If you need to customize the python executable path, use the :python option for Export.Python.

Wrapping Up

You should now have working python code inside your Elixir application!

Some things to note:

Results returned by the Python process are charlists. This includes map keys. For example:

iex> duplicate_return_as_map("text")
%{'result' => 'texttext'}

I recommend manually converting map keys into atom keys using a for/into/do comprehension, to standardize your interfaces.

You can send async messages between each process. This can be done through the erlport python library, which implements the message passing functionality for the Python process. This is ideal for long-running work, such as running data through a cleaning pipeline, or for performing model training. You can listen for messages from the Python process by implementing the handle_info/2 callback.

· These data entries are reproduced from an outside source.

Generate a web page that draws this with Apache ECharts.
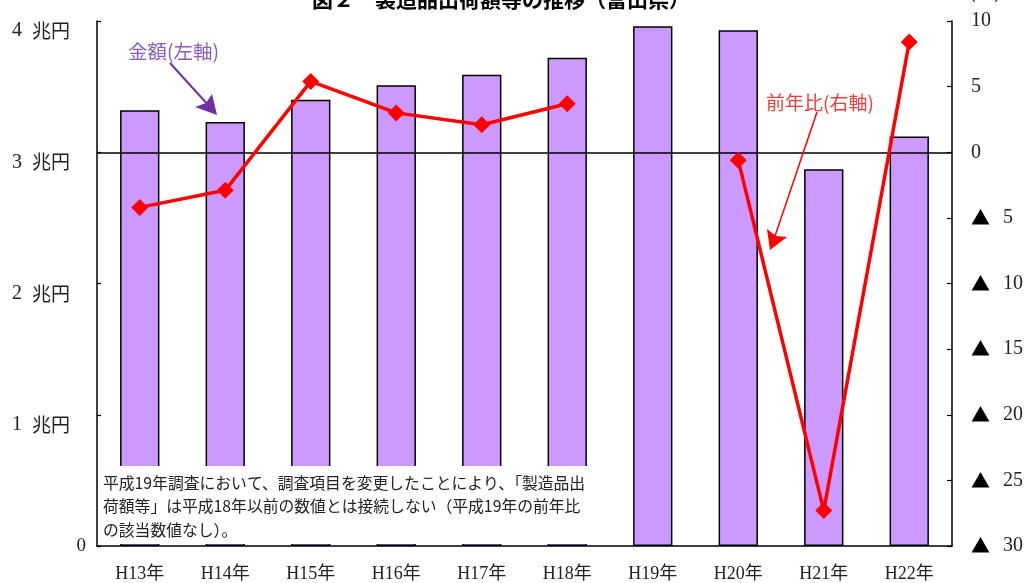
<!DOCTYPE html>
<html>
<head>
<meta charset="utf-8">
<title>製造品出荷額等の推移</title>
<script src="https://cdn.jsdelivr.net/npm/echarts@6/dist/echarts.min.js"></script>
<style>
  html, body { margin: 0; padding: 0; background: #fff; }
  #main { width: 1028px; height: 583px; }
</style>
</head>
<body>
<div id="main"></div>
<script>
// 年次
const years = ['H13年', 'H14年', 'H15年', 'H16年', 'H17年', 'H18年', 'H19年', 'H20年', 'H21年', 'H22年']
// 製造品出荷額等（兆円）
const amount = [3.32, 3.23, 3.40, 3.51, 3.59, 3.72, 3.96, 3.93, 2.87, 3.12]
// 前年比（％） H19は該当数値なし
const yoy = [-4.2, -2.9, 5.4, 3.0, 2.1, 3.7, null, -0.6, -27.3, 8.4]
// 軸の範囲
const leftMin = 0
const leftMax = 4
const leftStep = 1
const rightMin = -30
const rightMax = 10
const rightStep = 5

const serif = '"Liberation Serif", "Noto Sans CJK JP"'
const gothic = '"Noto Sans CJK JP", "Liberation Serif"'

const note = '平成19年調査において、調査項目を変更したことにより、「製造品出\n' +
  '荷額等」は平成18年以前の数値とは接続しない（平成19年の前年比\n' +
  'の該当数値なし）。'

const chart = echarts.init(document.getElementById('main'))

const option = {
  animation: false,
  backgroundColor: '#fff',
  grid: {
    left: 97,
    right: 76,
    top: 21,
    bottom: 36
  },
  xAxis: {
    type: 'category',
    data: years,
    axisLine: { lineStyle: { color: '#000', width: 1.5 } },
    axisTick: { inside: true, length: 7, lineStyle: { color: '#000', width: 1.2 } },
    axisLabel: {
      color: '#222',
      fontSize: 18,
      fontFamily: serif,
      margin: 19
    },
    splitLine: { show: false }
  },
  yAxis: [
    {
      type: 'value',
      min: leftMin,
      max: leftMax,
      interval: leftStep,
      axisLine: { show: true, lineStyle: { color: '#000', width: 1.5 } },
      axisTick: { show: true, inside: true, length: 4, lineStyle: { color: '#000', width: 1.2 } },
      splitLine: { show: false },
      axisLabel: {
        margin: 11,
        formatter: function (v) {
          // 0だけ位置が違う
          return v === 0 ? '{z|0}' : '{a|' + v + '  }{b|兆円}'
        },
        rich: {
          a: { fontSize: 20, fontFamily: serif, color: '#222', padding: [20, 0, 0, 0] },
          b: { fontSize: 19, fontFamily: gothic, color: '#222', padding: [20, 16, 0, 0] },
          z: { fontSize: 19, fontFamily: serif, color: '#222' }
        }
      }
    },
    {
      type: 'value',
      min: rightMin,
      max: rightMax,
      interval: rightStep,
      position: 'right',
      axisLine: { show: true, lineStyle: { color: '#000', width: 1.5 } },
      axisTick: { show: true, inside: true, length: 5, lineStyle: { color: '#000', width: 1.2 } },
      splitLine: { show: false },
      axisLabel: {
        margin: 19,
        formatter: function (v) {
          // マイナスは▲表記
          return v < 0 ? '{t|▲}{n|' + (-v) + '}' : '{n|' + v + '}'
        },
        rich: {
          t: { fontSize: 19, fontFamily: gothic, color: '#000', width: 32 },
          n: { fontSize: 20, fontFamily: serif, color: '#222' }
        }
      }
    }
  ],
  series: [
    {
      name: '金額',
      type: 'bar',
      yAxisIndex: 0,
      barWidth: '46%',
      itemStyle: {
        color: '#cc99ff',
        borderColor: '#000',
        borderWidth: 1.5
      },
      data: amount
    },
    {
      name: '前年比',
      type: 'line',
      yAxisIndex: 1,
      connectNulls: false,
      symbol: 'diamond',
      symbolSize: 17,
      lineStyle: { color: '#ff0000', width: 3.5 },
      itemStyle: { color: '#ff0000' },
      z: 5,
      data: yoy,
      markLine: {
        silent: true,
        symbol: 'none',
        label: { show: false },
        lineStyle: { color: '#000', width: 1.5, type: 'solid' },
        data: [{ yAxis: 0 }]
      }
    }
  ],
  graphic: [
    // タイトル（上が切れている）
    {
      type: 'text',
      z: 100,
      style: {
        x: 501, y: -11,
        text: '図２　製造品出荷額等の推移（富山県）',
        textAlign: 'center',
        textVerticalAlign: 'top',
        fontSize: 21,
        fontWeight: 'bold',
        fontFamily: gothic,
        fill: '#000'
      }
    },
    {
      type: 'text',
      z: 100,
      style: {
        x: 985, y: -16,
        text: '（％）',
        textAlign: 'center',
        textVerticalAlign: 'top',
        fontSize: 18,
        fontFamily: gothic,
        fill: '#222'
      }
    },
    // 注記の白枠
    {
      type: 'rect',
      z: 100,
      shape: { x: 99, y: 466, width: 488, height: 78 },
      style: { fill: '#fff' }
    },
    {
      type: 'text',
      z: 101,
      style: {
        x: 103, y: 471,
        text: note,
        textVerticalAlign: 'top',
        fontSize: 15.8,
        lineHeight: 23.5,
        fontFamily: gothic,
        fill: '#222'
      }
    },
    // 金額(左軸) と矢印
    {
      type: 'text',
      z: 100,
      style: {
        x: 128, y: 52,
        text: '金額(左軸)',
        textVerticalAlign: 'middle',
        fontSize: 19.5,
        fontFamily: gothic,
        fill: '#8a5cc4'
      }
    },
    {
      type: 'line',
      z: 100,
      shape: { x1: 170, y1: 63, x2: 210, y2: 107 },
      style: { stroke: '#7030a0', lineWidth: 2 }
    },
    {
      type: 'polygon',
      z: 100,
      shape: { points: [[217, 115], [195, 107], [206, 103], [212, 94]] },
      style: { fill: '#7030a0' }
    },
    // 前年比(右軸) と矢印
    {
      type: 'text',
      z: 100,
      style: {
        x: 766, y: 103,
        text: '前年比(右軸)',
        textVerticalAlign: 'middle',
        fontSize: 19,
        fontFamily: gothic,
        fill: '#f03c3c'
      }
    },
    {
      type: 'line',
      z: 100,
      shape: { x1: 817, y1: 112, x2: 773, y2: 242 },
      style: { stroke: '#ff0000', lineWidth: 1.5 }
    },
    {
      type: 'polygon',
      z: 100,
      shape: { points: [[770, 250], [767, 229], [776, 236], [787, 237]] },
      style: { fill: '#ff0000' }
    }
  ]
}

chart.setOption(option)
</script>
</body>
</html>
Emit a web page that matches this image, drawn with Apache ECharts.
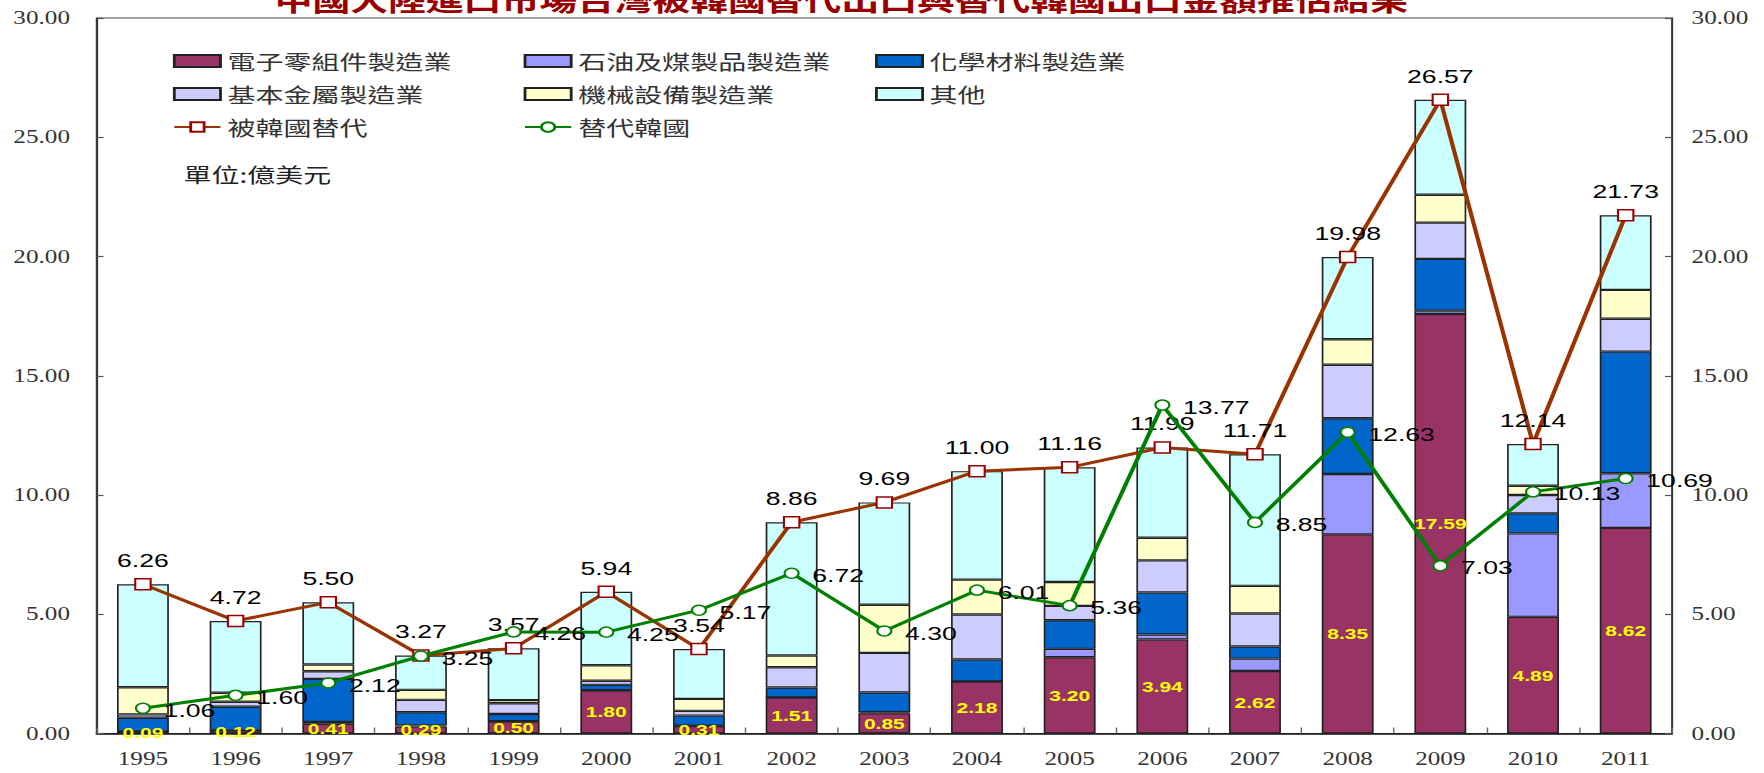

For large beam clusters, opt for Pyrlang. As mentioned above, Pyrlang is an erlang node that executes python. This project is currently being actively developed, unlike erlport which is on life-support. However, depending on your application architecture, you may not need or want to manage mutliple nodes. In that case, opt for the more light-weight erlport (Export). The project may very well pick up steam again as more developers add different languages.

That's all for now, hope this helps!